CHALLENGE:
Images appear in the records below; leave them out and repeat everything else exactly.

_ _ _ _ _ _ _

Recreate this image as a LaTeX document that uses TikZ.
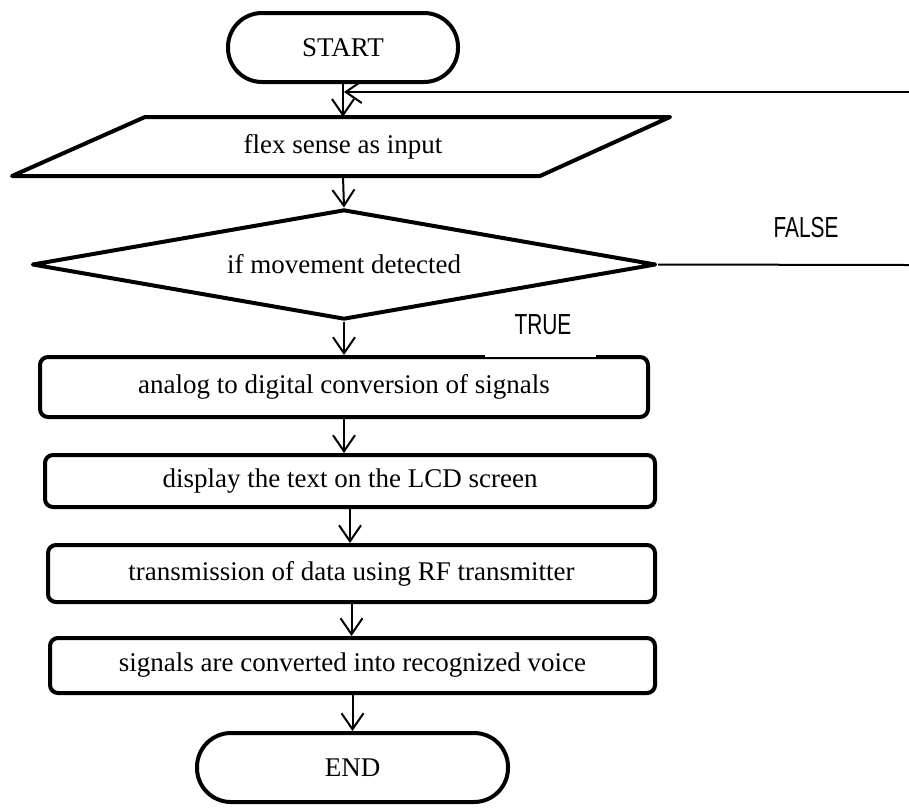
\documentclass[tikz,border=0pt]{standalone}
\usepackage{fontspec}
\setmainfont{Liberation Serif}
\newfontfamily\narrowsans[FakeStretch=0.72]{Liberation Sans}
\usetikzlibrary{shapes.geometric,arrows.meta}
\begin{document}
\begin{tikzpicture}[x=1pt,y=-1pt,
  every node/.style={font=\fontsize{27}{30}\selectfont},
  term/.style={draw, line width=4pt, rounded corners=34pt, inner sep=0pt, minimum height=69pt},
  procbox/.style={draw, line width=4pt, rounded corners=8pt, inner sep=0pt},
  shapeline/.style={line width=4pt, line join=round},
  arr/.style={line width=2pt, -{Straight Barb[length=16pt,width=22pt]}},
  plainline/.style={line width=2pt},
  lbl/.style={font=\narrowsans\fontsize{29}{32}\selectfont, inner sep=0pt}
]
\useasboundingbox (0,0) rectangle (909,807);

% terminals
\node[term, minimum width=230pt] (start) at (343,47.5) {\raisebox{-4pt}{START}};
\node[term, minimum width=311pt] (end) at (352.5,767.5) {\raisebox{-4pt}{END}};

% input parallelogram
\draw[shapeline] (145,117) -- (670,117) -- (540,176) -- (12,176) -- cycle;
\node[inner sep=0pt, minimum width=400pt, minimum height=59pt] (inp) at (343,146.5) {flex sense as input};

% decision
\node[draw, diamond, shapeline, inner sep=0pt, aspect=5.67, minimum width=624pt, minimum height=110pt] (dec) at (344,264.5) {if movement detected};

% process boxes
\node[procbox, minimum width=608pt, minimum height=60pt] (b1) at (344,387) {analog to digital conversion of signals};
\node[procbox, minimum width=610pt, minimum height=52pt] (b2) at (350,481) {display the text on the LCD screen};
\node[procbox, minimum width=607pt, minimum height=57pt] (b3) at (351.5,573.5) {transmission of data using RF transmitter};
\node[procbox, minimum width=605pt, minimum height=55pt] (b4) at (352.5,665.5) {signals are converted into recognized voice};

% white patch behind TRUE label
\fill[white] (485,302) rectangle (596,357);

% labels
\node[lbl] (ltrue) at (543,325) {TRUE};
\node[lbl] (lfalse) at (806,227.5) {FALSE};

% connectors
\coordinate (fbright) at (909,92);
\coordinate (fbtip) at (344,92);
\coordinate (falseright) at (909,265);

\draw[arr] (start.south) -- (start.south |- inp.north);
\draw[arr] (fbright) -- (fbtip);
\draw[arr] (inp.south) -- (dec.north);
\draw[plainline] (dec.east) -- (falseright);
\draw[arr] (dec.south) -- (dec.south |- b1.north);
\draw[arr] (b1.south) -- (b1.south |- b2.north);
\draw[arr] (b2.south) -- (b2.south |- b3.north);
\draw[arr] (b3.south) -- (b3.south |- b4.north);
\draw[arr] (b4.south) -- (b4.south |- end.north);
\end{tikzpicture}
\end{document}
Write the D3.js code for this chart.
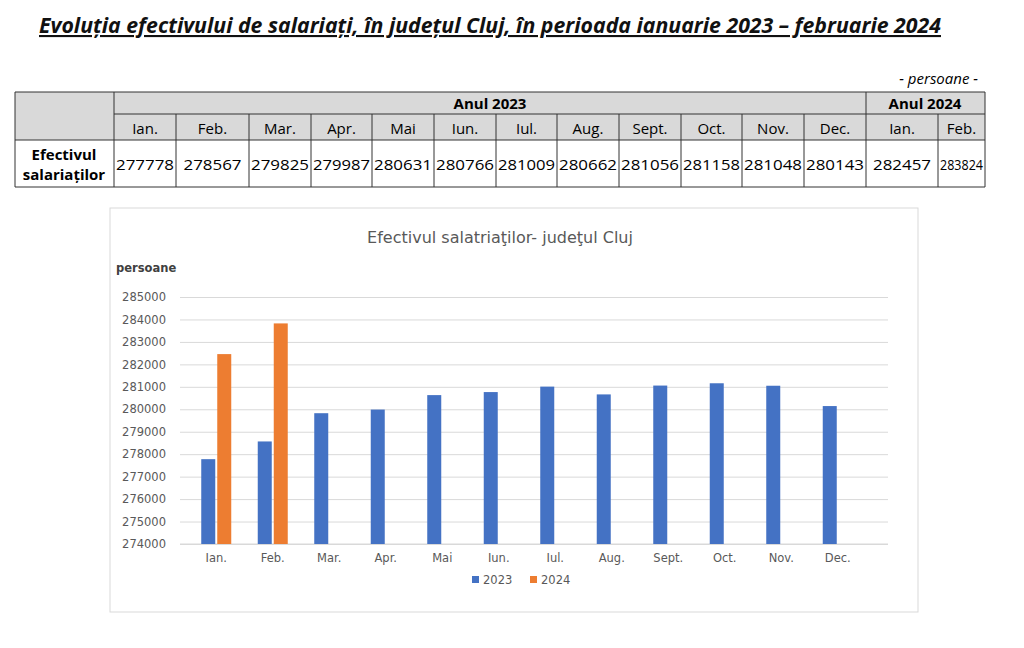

_ _ _ _ _ _ _

REPLY TO THE EXERCISE:
Recreate this image as a LaTeX document that uses TikZ.
\documentclass[tikz,border=0pt]{standalone}
\usepackage{fontspec}
\setmainfont{Liberation Serif}
\newfontfamily\narrowsans[FakeStretch=0.72]{Liberation Sans}
\usetikzlibrary{shapes.geometric,arrows.meta}
\begin{document}
\begin{tikzpicture}[x=1pt,y=-1pt,
  every node/.style={font=\fontsize{27}{30}\selectfont},
  term/.style={draw, line width=4pt, rounded corners=34pt, inner sep=0pt, minimum height=69pt},
  procbox/.style={draw, line width=4pt, rounded corners=8pt, inner sep=0pt},
  shapeline/.style={line width=4pt, line join=round},
  arr/.style={line width=2pt, -{Straight Barb[length=16pt,width=22pt]}},
  plainline/.style={line width=2pt},
  lbl/.style={font=\narrowsans\fontsize{29}{32}\selectfont, inner sep=0pt}
]
\useasboundingbox (0,0) rectangle (909,807);

% terminals
\node[term, minimum width=230pt] (start) at (343,47.5) {\raisebox{-4pt}{START}};
\node[term, minimum width=311pt] (end) at (352.5,767.5) {\raisebox{-4pt}{END}};

% input parallelogram
\draw[shapeline] (145,117) -- (670,117) -- (540,176) -- (12,176) -- cycle;
\node[inner sep=0pt, minimum width=400pt, minimum height=59pt] (inp) at (343,146.5) {flex sense as input};

% decision
\node[draw, diamond, shapeline, inner sep=0pt, aspect=5.67, minimum width=624pt, minimum height=110pt] (dec) at (344,264.5) {if movement detected};

% process boxes
\node[procbox, minimum width=608pt, minimum height=60pt] (b1) at (344,387) {analog to digital conversion of signals};
\node[procbox, minimum width=610pt, minimum height=52pt] (b2) at (350,481) {display the text on the LCD screen};
\node[procbox, minimum width=607pt, minimum height=57pt] (b3) at (351.5,573.5) {transmission of data using RF transmitter};
\node[procbox, minimum width=605pt, minimum height=55pt] (b4) at (352.5,665.5) {signals are converted into recognized voice};

% white patch behind TRUE label
\fill[white] (485,302) rectangle (596,357);

% labels
\node[lbl] (ltrue) at (543,325) {TRUE};
\node[lbl] (lfalse) at (806,227.5) {FALSE};

% connectors
\coordinate (fbright) at (909,92);
\coordinate (fbtip) at (344,92);
\coordinate (falseright) at (909,265);

\draw[arr] (start.south) -- (start.south |- inp.north);
\draw[arr] (fbright) -- (fbtip);
\draw[arr] (inp.south) -- (dec.north);
\draw[plainline] (dec.east) -- (falseright);
\draw[arr] (dec.south) -- (dec.south |- b1.north);
\draw[arr] (b1.south) -- (b1.south |- b2.north);
\draw[arr] (b2.south) -- (b2.south |- b3.north);
\draw[arr] (b3.south) -- (b3.south |- b4.north);
\draw[arr] (b4.south) -- (b4.south |- end.north);
\end{tikzpicture}
\end{document}
Write the D3.js code for this chart.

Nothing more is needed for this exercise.